This past spring our women’s ministry studied Jen Hatmaker’s book, 7: An Experimental Mutiny Against Excess and my friend asked me if I would speak on the chapter about fasting from media.

I wish you could see my cursor blinking because that’s pretty much how I reacted when she asked me.  I just blinked.  My first reaction was “absolutely NO WAY!”

I do not hide my iPhone addiction.  Many people know about it, I have spoken about it, blogged about it, and prayed about it — and I still struggle with it.  While I prepared to fast from media I used all of my Candy Crush lives and special candy powers, scrolled through as much Facebook as I could, and tried one last time to beat my sister’s high score in Bejeweled.  And then I was readyish for the fast.

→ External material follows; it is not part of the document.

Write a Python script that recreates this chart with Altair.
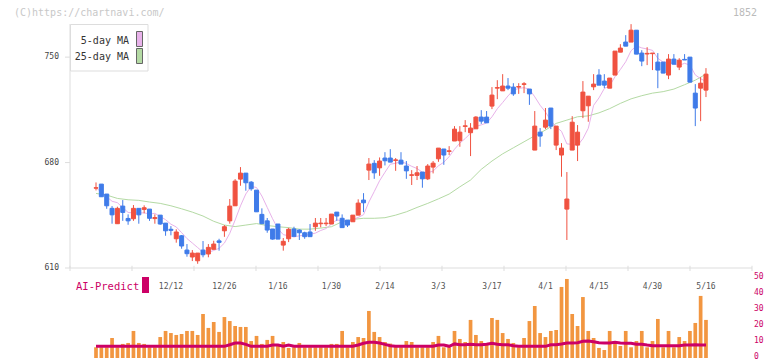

I seriously went from headed toward this trajectory:

And this reality:

To this trajectory:

photo from:

Ok not really but give me some credit — I put my phone away except for phone calls and limited texts, ya’ll!  In my head I was family member of the year!

Here were my findings:  

  1. I have addictive behavior tendencies that stem from a place of perfectionism.  I wanted to crush that candy so I could get to the next level and the next — never-mind my starving child and dirty house, there were levels to conquer!
  2. I have addictive behavior tendencies … period.  Having something as handy as an iPhone isn’t necessarily a good thing for people like me.
  3. I was teaching my kid to have addictive behavior tendencies.

Are you sensing a pattern here?  But wait, there’s more.

  1. I was ruining my marriage because I gave my phone more eye contact than I gave my husband.
  2. I wasn’t reading my bible because I had candy to crush.
  3. I wasn’t reading anything really, except the directions that proceeded each new candy crush level.

I realized all of these things in just one week of not messing around on my phone.  So guess what I did when the fast was over?

I kept fasting.  

My husband and I started talking again.  My son no longer had comebacks such as, “why do I have to get off my Xbox if you’re playing games on your phone all the time!?!” <— yes that hurt, like a punch to the stomach.  I was also back in the Word of God, learning and growing and studying my Savior.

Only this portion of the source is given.